Written task: Retype, please, the listing from its opening line through the line that contains "0.132,0.134,0.137,0.140,0.145,0.149,0.154,0.159,0.165,0.170];", both included, without the pictures.

Provided material:
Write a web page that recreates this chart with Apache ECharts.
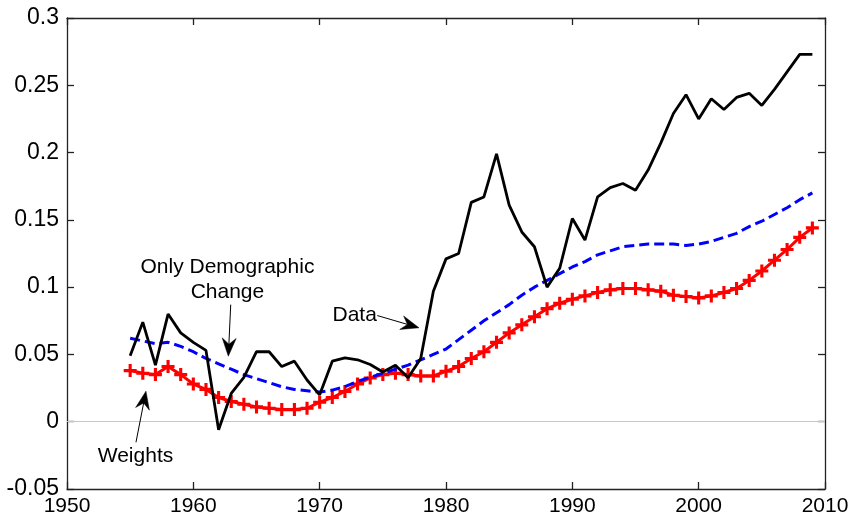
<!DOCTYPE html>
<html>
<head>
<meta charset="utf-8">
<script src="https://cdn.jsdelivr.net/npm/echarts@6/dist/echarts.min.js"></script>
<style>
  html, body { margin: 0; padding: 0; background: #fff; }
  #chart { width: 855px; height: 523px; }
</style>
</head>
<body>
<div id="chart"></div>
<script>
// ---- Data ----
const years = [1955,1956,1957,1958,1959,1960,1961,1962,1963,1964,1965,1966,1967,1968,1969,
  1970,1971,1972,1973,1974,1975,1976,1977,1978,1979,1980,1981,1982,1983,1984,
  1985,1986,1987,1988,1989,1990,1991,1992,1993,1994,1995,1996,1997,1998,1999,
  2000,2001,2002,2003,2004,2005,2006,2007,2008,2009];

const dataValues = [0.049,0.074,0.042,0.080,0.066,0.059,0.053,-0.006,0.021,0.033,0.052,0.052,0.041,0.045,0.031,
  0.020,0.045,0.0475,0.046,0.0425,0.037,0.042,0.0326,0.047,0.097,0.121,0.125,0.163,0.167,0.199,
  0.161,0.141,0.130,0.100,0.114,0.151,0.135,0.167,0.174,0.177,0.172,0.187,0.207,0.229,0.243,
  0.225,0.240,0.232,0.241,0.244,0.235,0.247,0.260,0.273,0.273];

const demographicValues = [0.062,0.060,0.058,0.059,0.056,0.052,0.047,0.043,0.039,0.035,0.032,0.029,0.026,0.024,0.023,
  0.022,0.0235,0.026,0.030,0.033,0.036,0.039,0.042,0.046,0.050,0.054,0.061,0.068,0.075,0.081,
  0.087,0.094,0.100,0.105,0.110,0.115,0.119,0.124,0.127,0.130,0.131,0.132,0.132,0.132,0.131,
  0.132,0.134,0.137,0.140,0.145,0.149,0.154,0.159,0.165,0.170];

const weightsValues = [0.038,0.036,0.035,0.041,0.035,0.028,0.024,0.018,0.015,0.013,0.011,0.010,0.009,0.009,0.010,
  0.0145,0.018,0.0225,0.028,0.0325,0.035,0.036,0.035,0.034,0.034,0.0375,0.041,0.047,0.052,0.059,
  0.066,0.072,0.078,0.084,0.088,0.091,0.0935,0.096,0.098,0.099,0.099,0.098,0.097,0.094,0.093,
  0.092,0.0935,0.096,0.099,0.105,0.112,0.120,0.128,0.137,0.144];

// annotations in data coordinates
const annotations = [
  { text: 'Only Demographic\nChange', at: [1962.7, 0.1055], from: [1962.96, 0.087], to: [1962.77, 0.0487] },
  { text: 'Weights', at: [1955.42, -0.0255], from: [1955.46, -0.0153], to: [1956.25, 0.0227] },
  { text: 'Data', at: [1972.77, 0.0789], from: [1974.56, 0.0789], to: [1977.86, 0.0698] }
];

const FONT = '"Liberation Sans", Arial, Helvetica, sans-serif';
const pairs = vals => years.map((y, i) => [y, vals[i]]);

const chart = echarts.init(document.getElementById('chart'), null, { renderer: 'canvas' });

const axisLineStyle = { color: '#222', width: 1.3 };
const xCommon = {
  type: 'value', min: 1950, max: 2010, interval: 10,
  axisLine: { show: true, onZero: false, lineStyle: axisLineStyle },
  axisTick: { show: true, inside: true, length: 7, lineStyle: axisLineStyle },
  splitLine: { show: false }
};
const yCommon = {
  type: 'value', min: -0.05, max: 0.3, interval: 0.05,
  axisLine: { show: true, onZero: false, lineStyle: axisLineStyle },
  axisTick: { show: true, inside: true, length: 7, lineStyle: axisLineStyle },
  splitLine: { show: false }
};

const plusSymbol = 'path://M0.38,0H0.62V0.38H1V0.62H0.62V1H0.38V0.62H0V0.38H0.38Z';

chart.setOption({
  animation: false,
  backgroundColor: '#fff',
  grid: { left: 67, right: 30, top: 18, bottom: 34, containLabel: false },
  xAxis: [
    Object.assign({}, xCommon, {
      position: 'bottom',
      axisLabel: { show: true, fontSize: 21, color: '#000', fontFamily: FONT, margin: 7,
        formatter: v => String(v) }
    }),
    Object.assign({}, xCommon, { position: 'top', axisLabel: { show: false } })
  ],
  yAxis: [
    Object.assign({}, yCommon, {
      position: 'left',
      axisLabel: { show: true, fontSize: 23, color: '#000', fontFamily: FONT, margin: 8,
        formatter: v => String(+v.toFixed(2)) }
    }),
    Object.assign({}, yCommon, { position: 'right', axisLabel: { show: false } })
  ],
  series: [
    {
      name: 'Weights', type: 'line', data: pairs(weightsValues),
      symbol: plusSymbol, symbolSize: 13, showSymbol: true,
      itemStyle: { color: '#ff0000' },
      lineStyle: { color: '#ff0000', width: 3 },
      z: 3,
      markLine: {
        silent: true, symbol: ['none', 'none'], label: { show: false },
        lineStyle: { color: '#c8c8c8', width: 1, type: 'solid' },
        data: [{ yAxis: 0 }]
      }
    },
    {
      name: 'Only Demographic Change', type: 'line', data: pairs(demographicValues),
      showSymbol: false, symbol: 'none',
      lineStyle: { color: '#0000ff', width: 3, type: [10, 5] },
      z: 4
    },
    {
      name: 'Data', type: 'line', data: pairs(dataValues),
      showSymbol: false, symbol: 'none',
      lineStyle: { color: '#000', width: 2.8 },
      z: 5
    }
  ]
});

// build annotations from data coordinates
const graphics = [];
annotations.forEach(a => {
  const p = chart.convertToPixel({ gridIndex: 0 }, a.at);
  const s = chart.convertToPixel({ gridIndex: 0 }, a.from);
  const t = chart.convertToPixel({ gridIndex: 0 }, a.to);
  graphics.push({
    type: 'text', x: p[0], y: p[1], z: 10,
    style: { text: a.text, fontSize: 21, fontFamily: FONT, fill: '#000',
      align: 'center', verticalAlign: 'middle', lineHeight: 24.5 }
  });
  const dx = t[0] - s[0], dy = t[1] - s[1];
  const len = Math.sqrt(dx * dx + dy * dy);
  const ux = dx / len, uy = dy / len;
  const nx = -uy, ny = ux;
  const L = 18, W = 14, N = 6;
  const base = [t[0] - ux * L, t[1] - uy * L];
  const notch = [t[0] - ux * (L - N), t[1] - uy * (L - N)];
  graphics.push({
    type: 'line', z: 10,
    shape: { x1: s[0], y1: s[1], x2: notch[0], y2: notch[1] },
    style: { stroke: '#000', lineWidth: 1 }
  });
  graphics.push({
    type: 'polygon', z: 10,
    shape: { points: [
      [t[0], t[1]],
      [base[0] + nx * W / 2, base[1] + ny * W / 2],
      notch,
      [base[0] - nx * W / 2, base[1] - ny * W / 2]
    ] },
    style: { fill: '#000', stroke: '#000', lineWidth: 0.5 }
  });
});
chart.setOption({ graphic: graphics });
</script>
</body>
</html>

Answer to this problem:
Write a web page that recreates this chart with Apache ECharts.
<!DOCTYPE html>
<html>
<head>
<meta charset="utf-8">
<script src="https://cdn.jsdelivr.net/npm/echarts@6/dist/echarts.min.js"></script>
<style>
  html, body { margin: 0; padding: 0; background: #fff; }
  #chart { width: 855px; height: 523px; }
</style>
</head>
<body>
<div id="chart"></div>
<script>
// ---- Data ----
const years = [1955,1956,1957,1958,1959,1960,1961,1962,1963,1964,1965,1966,1967,1968,1969,
  1970,1971,1972,1973,1974,1975,1976,1977,1978,1979,1980,1981,1982,1983,1984,
  1985,1986,1987,1988,1989,1990,1991,1992,1993,1994,1995,1996,1997,1998,1999,
  2000,2001,2002,2003,2004,2005,2006,2007,2008,2009];

const dataValues = [0.049,0.074,0.042,0.080,0.066,0.059,0.053,-0.006,0.021,0.033,0.052,0.052,0.041,0.045,0.031,
  0.020,0.045,0.0475,0.046,0.0425,0.037,0.042,0.0326,0.047,0.097,0.121,0.125,0.163,0.167,0.199,
  0.161,0.141,0.130,0.100,0.114,0.151,0.135,0.167,0.174,0.177,0.172,0.187,0.207,0.229,0.243,
  0.225,0.240,0.232,0.241,0.244,0.235,0.247,0.260,0.273,0.273];

const demographicValues = [0.062,0.060,0.058,0.059,0.056,0.052,0.047,0.043,0.039,0.035,0.032,0.029,0.026,0.024,0.023,
  0.022,0.0235,0.026,0.030,0.033,0.036,0.039,0.042,0.046,0.050,0.054,0.061,0.068,0.075,0.081,
  0.087,0.094,0.100,0.105,0.110,0.115,0.119,0.124,0.127,0.130,0.131,0.132,0.132,0.132,0.131,
  0.132,0.134,0.137,0.140,0.145,0.149,0.154,0.159,0.165,0.170];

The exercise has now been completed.